Upon their return to the United States, Dorr found to his chagrin that Fellowes "failed to keep his promise of freeing him."
In 1862, Dorr enlisted in the 7th Ohio infantry, but was wounded at the Battle of Ringgold Gap and was discharged in August 1864.

== A Colored Man Round the World ==
Dorr self-published a travel book of his experiences abroad in 1858 after absconding from Fellowes' control and arriving in the free state of Ohio. As its title testifies, A Colored Man Round the World is explicit about Dorr's ethnicity and his struggle for freedom, especially in the Preface. He articulates a historical pride, derived from travel in Egypt, in his African heritage, explaining, "If the ruins of the Author's ancestors were not a living language of their scientific majesty, this book could receive no such appellation with pride."

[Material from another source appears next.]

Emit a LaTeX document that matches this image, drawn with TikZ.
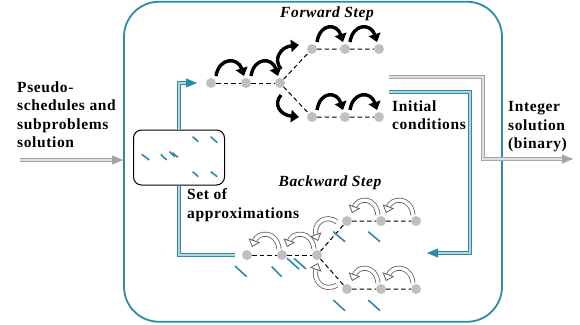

The work's dedication also clarifies Dorr's resistance to the slavery system, which has separated him from his maternal parent:TO MY SLAVE MOTHER.

Mother! wherever thou art, whether in Heaven or a lesser world; or whether around the freedom Base of a Bunker Hill, or only at the lowest savannah of American Slavery, thou art the same to me, and I dedicate this token of my knowledge to thee mother, Oh, my own mother!

YOUR DAVID.The twenty-three chapters that follow return to 1851 to chart Dorr's views of Europe, various countries in the East, and Egypt, all of which provoke reflections on his own position in the world as an enslaved man of color.